The 1.6-mill, five-year levy to raise $1,313,621 annually was ahead 1,556 to 1,552 when votes were counted on primary night, May 7.
With the provisionals included Thursday, the vote is 1,560 to 1,556 in favor.
“That shows that every vote counts,” said David Betras, the board’s vice chairman and county Democratic Party chairman.
The margin of victory is 0.12 percent. A recount is automatic when the margin of victory or defeat is 0.5 percent or less.
Frank Lazzeri, Boardman’s superintendent of schools, had expected the levy win to hold after the provisional votes were counted.
The Boardman school levy replaces one first passed in 1988 and will bring in an additional $480,000 annually.
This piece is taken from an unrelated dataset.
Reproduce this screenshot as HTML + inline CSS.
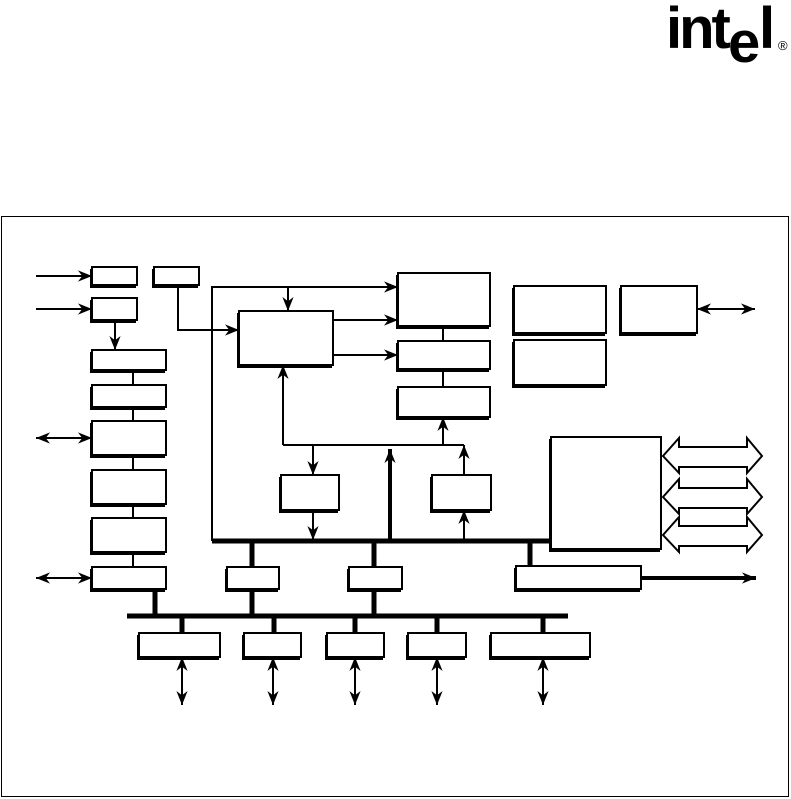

The money would go toward capital improvements and more security in the district.
State law also requires the board of elections to count by hand at least 5 percent of the total votes cast in a recount.
The board will select three or four precincts randomly, said Joyce Kale-Pesta, the board’s director.
If the hand-count matches the numbers in those precincts from the May 7 primary, the rest of the ballots are counted by the board’s voting machines.
If the hand-count numbers don’t match the primary numbers in the selected precincts, the board is required to count all of the ballots by hand.
An incorrect count is highly unlikely, election board officials say.